- **WORK REQUIRED**
Do not copy the pictures. Write out the lines from the start of the entries through the line containing "starts = np.concatenate([[0.0], ends[:-1]])".

- **DATA SHOWN**

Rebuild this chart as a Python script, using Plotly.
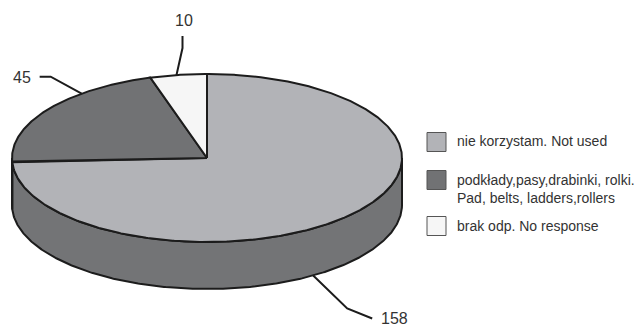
import numpy as np
import plotly.graph_objects as go

# ---- data ----
categories = ["nie korzystam. Not used",
              "podkłady,pasy,drabinki, rolki.<br>Pad, belts, ladders,rollers",
              "brak odp. No response"]
values = [158, 45, 10]
value_labels = ["158", "45", "10"]

# ---- styles ----
top_colors = ["#b2b3b7", "#717274", "#f6f6f6"]
side_colors = ["#737476", "#5e5f61", "#d6d6d6"]
EDGE = "#1c1c1c"
FONT = "Liberation Sans, Arial, sans-serif"
TXT = "#333333"

# ---- geometry (pixel space) ----
CX, CY, RX, RY, DEPTH = 207, 158, 195, 84, 47
W, H = 635, 326


def pt(theta_deg, dz=0.0):
    t = np.radians(theta_deg)
    return CX + RX * np.sin(t), CY - RY * np.cos(t) + dz


def arc(a0, a1, dz=0.0, n=None):
    if n is None:
        n = max(2, int(abs(a1 - a0) * 2) + 2)
    th = np.linspace(a0, a1, n)
    xs, ys = pt(th, dz)
    return list(xs), list(ys)


total = float(sum(values))
ends = np.cumsum(values) / total * 360.0
starts = np.concatenate([[0.0], ends[:-1]])

fig = go.Figure()

# side walls (front half only: 90..270 deg clockwise from top)
for i, (a0, a1) in enumerate(zip(starts, ends)):
    lo, hi = max(a0, 90.0), min(a1, 270.0)
    if hi <= lo:
        continue
    tx, ty = arc(lo, hi)
    bx, by = arc(hi, lo, DEPTH)
    xs = tx + bx + [tx[0]]
    ys = ty + by + [ty[0]]
    fig.add_trace(go.Scatter(x=xs, y=ys, mode="lines", fill="toself",
                             fillcolor=side_colors[i],
                             line=dict(color=EDGE, width=2),
                             hoverinfo="skip", showlegend=False))

# top faces
for i, (a0, a1) in enumerate(zip(starts, ends)):
    ax, ay = arc(a0, a1)
    xs = [CX] + ax + [CX]
    ys = [CY] + ay + [CY]
    fig.add_trace(go.Scatter(x=xs, y=ys, mode="lines", fill="toself",
                             fillcolor=top_colors[i],
                             line=dict(color=EDGE, width=2),
                             hoverinfo="skip", showlegend=False))

# leader lines and value labels
leader_angle = [147, 320, 351]
leader_dz = [DEPTH, 0, 0]
leader_elbow = [(34, 33), (-31, -17), (6, -27)]
leader_end = [(25, 10), (-11, 0), (0, -12)]
label_pos = [(394, 318), (22, 77), (184, 20)]
for i in range(len(values)):
    sx, sy = pt(leader_angle[i], leader_dz[i])
    ex, ey = sx + leader_elbow[i][0], sy + leader_elbow[i][1]
    fx, fy = ex + leader_end[i][0], ey + leader_end[i][1]
    fig.add_trace(go.Scatter(x=[sx, ex, fx], y=[sy, ey, fy], mode="lines",
                             line=dict(color=EDGE, width=2),
                             hoverinfo="skip", showlegend=False))
    fig.add_annotation(x=label_pos[i][0], y=label_pos[i][1], text=value_labels[i],
                       showarrow=False, xanchor="center", yanchor="middle",
                       font=dict(family=FONT, size=16, color=TXT))

# legend
leg_y = [142, 180, 226]
leg_text_y = [141, 189, 226]
for i, cat in enumerate(categories):
    fig.add_shape(type="rect", x0=427, x1=446, y0=leg_y[i] - 9.5, y1=leg_y[i] + 9.5,
                  xref="x", yref="y", fillcolor=top_colors[i],
                  line=dict(color="#555555", width=1))
    fig.add_annotation(x=455, y=leg_text_y[i], text=cat, showarrow=False,
                       xanchor="left", yanchor="middle", align="left",
                       font=dict(family=FONT, size=14, color=TXT))

fig.update_layout(width=W, height=H, margin=dict(l=0, r=0, t=0, b=0),
                  paper_bgcolor="white", plot_bgcolor="white",
                  xaxis=dict(range=[0, W], visible=False, fixedrange=True),
                  yaxis=dict(range=[H, 0], visible=False, fixedrange=True),
                  showlegend=False)
fig.write_html("out.html")
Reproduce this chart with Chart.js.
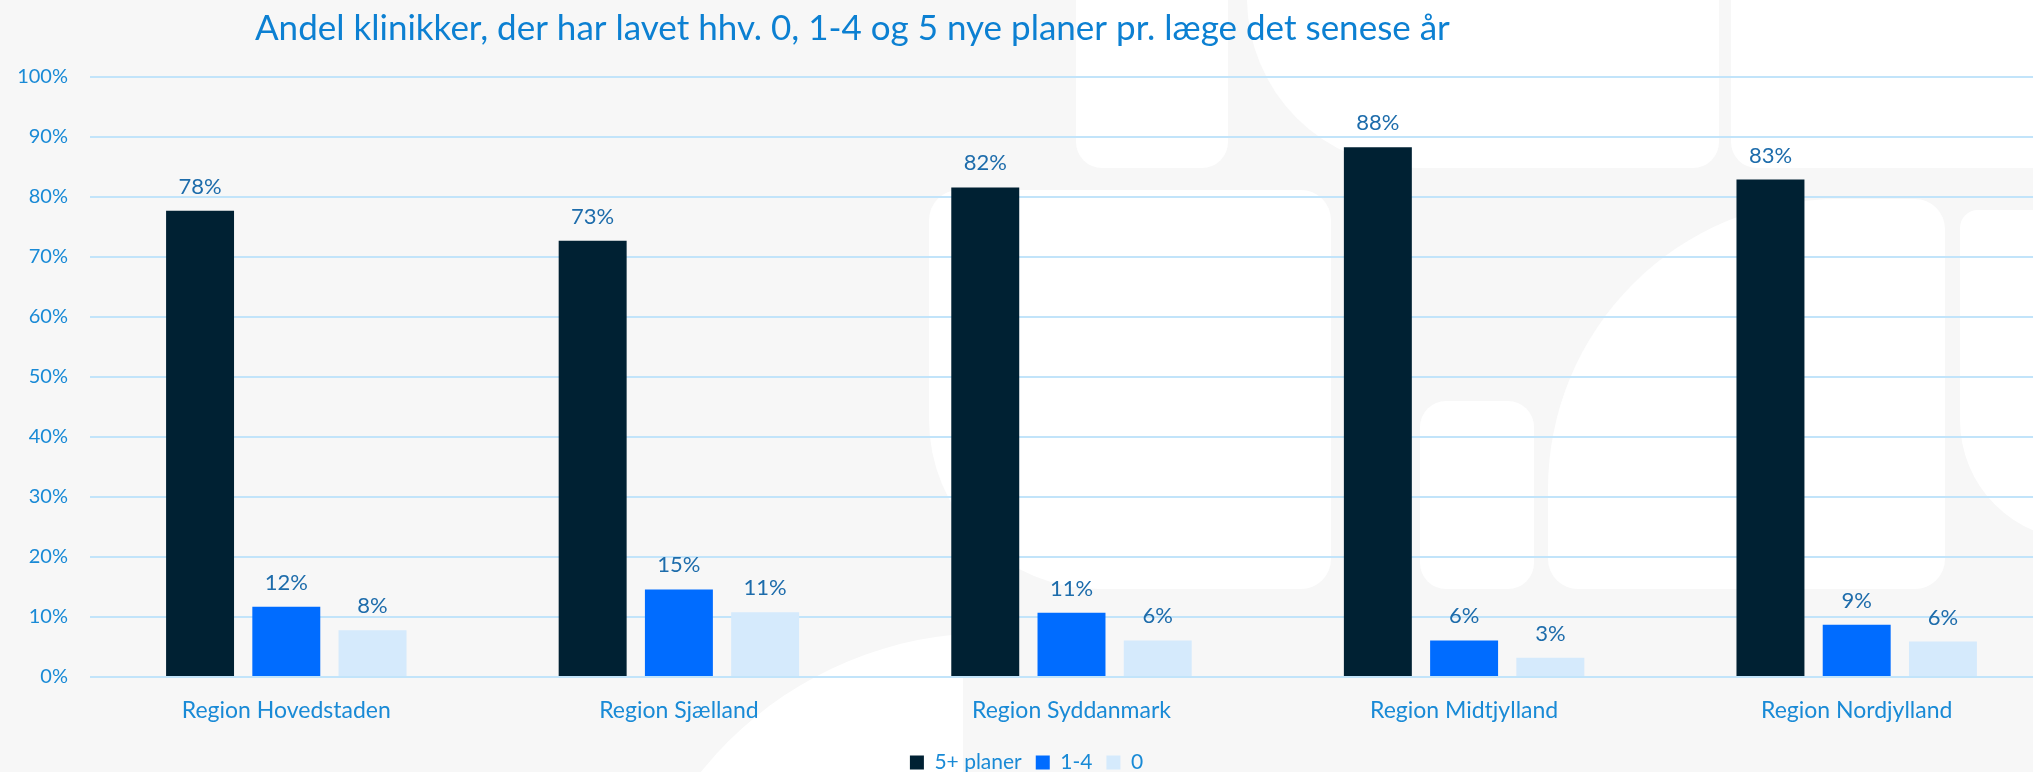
<!DOCTYPE html>
<html>
<head>
<meta charset="utf-8">
<script src="https://cdn.jsdelivr.net/npm/chart.js@4.4.1/dist/chart.umd.min.js"></script>
<style>
    html, body { margin: 0; padding: 0; overflow: hidden; background: #f7f7f7; }
    #wrap { position: relative; width: 2056px; height: 772px; }
</style>
</head>
<body>
<div id="wrap"><canvas id="planChart" width="2056" height="772"></canvas></div>
<script>
// Chart data
const chartTitle = 'Andel klinikker, der har lavet hhv. 0, 1-4 og 5 nye planer pr. læge det senese år';
const regions = ['Region Hovedstaden', 'Region Sjælland', 'Region Syddanmark', 'Region Midtjylland', 'Region Nordjylland'];
const seriesNames = ['5+ planer', '1-4', '0'];
const fivePlus = [77.7, 72.7, 81.6, 88.3, 82.9];
const oneToFour = [11.7, 14.6, 10.7, 6.1, 8.7];
const zeroPlans = [7.8, 10.8, 6.1, 3.2, 5.9];
const yTicks = [0, 10, 20, 30, 40, 50, 60, 70, 80, 90, 100];

const seriesColors = ['#002133', '#006cff', '#d5eafc'];
const fontFamily = 'Lato, "Open Sans", sans-serif';

// Faint white logo shapes behind the plot
const watermark = {
    id: 'watermark',
    beforeDraw(chart) {
        const ctx = chart.ctx;
        ctx.save();
        ctx.fillStyle = '#f7f7f7';
        ctx.fillRect(0, 0, chart.width, chart.height);
        ctx.fillStyle = '#ffffff';
        const shapes = [
            [1076, -40, 152, 208, [0, 0, 26, 26]],
            [1247, -40, 472, 208, [0, 0, 26, 170]],
            [1731, -40, 360, 208, [0, 0, 0, 26]],
            [929, 190, 402, 399, [30, 30, 30, 170]],
            [1420, 401, 114, 188, [26, 26, 26, 26]],
            [1548, 199, 397, 390, [290, 30, 30, 30]],
            [1960, 210, 120, 330, [30, 0, 0, 200]]
        ];
        shapes.forEach(s => {
            ctx.beginPath();
            ctx.roundRect(s[0], s[1], s[2], s[3], s[4]);
            ctx.fill();
        });
        // bottom arc
        ctx.beginPath();
        ctx.rect(0, 600, 963, 172);
        ctx.clip();
        ctx.beginPath();
        ctx.arc(990, 1003, 370, 0, Math.PI * 2);
        ctx.fill();
        ctx.restore();
    }
};

// Title drawn at the left like the original
const titlePlugin = {
    id: 'leftTitle',
    afterDraw(chart) {
        const ctx = chart.ctx;
        ctx.save();
        ctx.font = '35px ' + fontFamily;
        ctx.fillStyle = '#0c80d2';
        ctx.textAlign = 'left';
        ctx.textBaseline = 'middle';
        ctx.fillText(chartTitle, 255, 29);
        ctx.restore();
    }
};

// Percent labels above each bar
const valueLabels = {
    id: 'valueLabels',
    afterDatasetsDraw(chart) {
        const ctx = chart.ctx;
        ctx.save();
        ctx.font = '22px ' + fontFamily;
        ctx.fillStyle = '#1d6cab';
        ctx.textAlign = 'center';
        ctx.textBaseline = 'middle';
        chart.data.datasets.forEach((ds, i) => {
            chart.getDatasetMeta(i).data.forEach((bar, j) => {
                ctx.fillText(Math.round(ds.data[j]) + '%', bar.x, bar.y - 24);
            });
        });
        ctx.restore();
    }
};

const ctx = document.getElementById('planChart').getContext('2d');
new Chart(ctx, {
    type: 'bar',
    data: {
        labels: regions,
        datasets: [
            { label: seriesNames[0], data: fivePlus, backgroundColor: seriesColors[0] },
            { label: seriesNames[1], data: oneToFour, backgroundColor: seriesColors[1] },
            { label: seriesNames[2], data: zeroPlans, backgroundColor: seriesColors[2] }
        ]
    },
    options: {
        responsive: false,
        animation: false,
        layout: { padding: { top: 77, right: 3, left: 0, bottom: 0 } },
        datasets: {
            bar: { categoryPercentage: 0.659, barPercentage: 0.788 }
        },
        plugins: {
            title: { display: false },
            tooltip: { enabled: false },
            legend: {
                position: 'bottom',
                maxHeight: 34,
                labels: {
                    boxWidth: 14,
                    boxHeight: 14,
                    padding: 14,
                    color: '#198ad6',
                    font: { family: fontFamily, size: 21 }
                }
            }
        },
        scales: {
            x: {
                grid: { display: false },
                border: { display: false },
                ticks: {
                    color: '#198ad6',
                    padding: 12,
                    font: { family: fontFamily, size: 23 }
                },
                afterFit(scale) { scale.height = 61; }
            },
            y: {
                min: 0,
                max: 100,
                afterBuildTicks(scale) { scale.ticks = yTicks.map(v => ({ value: v })); },
                afterFit(scale) { scale.width = 90; },
                grid: { color: '#c2e4fa', lineWidth: 2, drawTicks: false },
                border: { display: false },
                ticks: {
                    color: '#198ad6',
                    padding: 22,
                    font: { family: fontFamily, size: 20 },
                    callback: v => v + '%'
                }
            }
        }
    },
    plugins: [watermark, titlePlugin, valueLabels]
});
</script>
</body>
</html>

- **COMPLETE RESPONSE**
Rebuild this chart as a Python script, using Plotly.
import numpy as np
import plotly.graph_objects as go

# ---- data ----
categories = ["nie korzystam. Not used",
              "podkłady,pasy,drabinki, rolki.<br>Pad, belts, ladders,rollers",
              "brak odp. No response"]
values = [158, 45, 10]
value_labels = ["158", "45", "10"]

# ---- styles ----
top_colors = ["#b2b3b7", "#717274", "#f6f6f6"]
side_colors = ["#737476", "#5e5f61", "#d6d6d6"]
EDGE = "#1c1c1c"
FONT = "Liberation Sans, Arial, sans-serif"
TXT = "#333333"

# ---- geometry (pixel space) ----
CX, CY, RX, RY, DEPTH = 207, 158, 195, 84, 47
W, H = 635, 326


def pt(theta_deg, dz=0.0):
    t = np.radians(theta_deg)
    return CX + RX * np.sin(t), CY - RY * np.cos(t) + dz


def arc(a0, a1, dz=0.0, n=None):
    if n is None:
        n = max(2, int(abs(a1 - a0) * 2) + 2)
    th = np.linspace(a0, a1, n)
    xs, ys = pt(th, dz)
    return list(xs), list(ys)


total = float(sum(values))
ends = np.cumsum(values) / total * 360.0
starts = np.concatenate([[0.0], ends[:-1]])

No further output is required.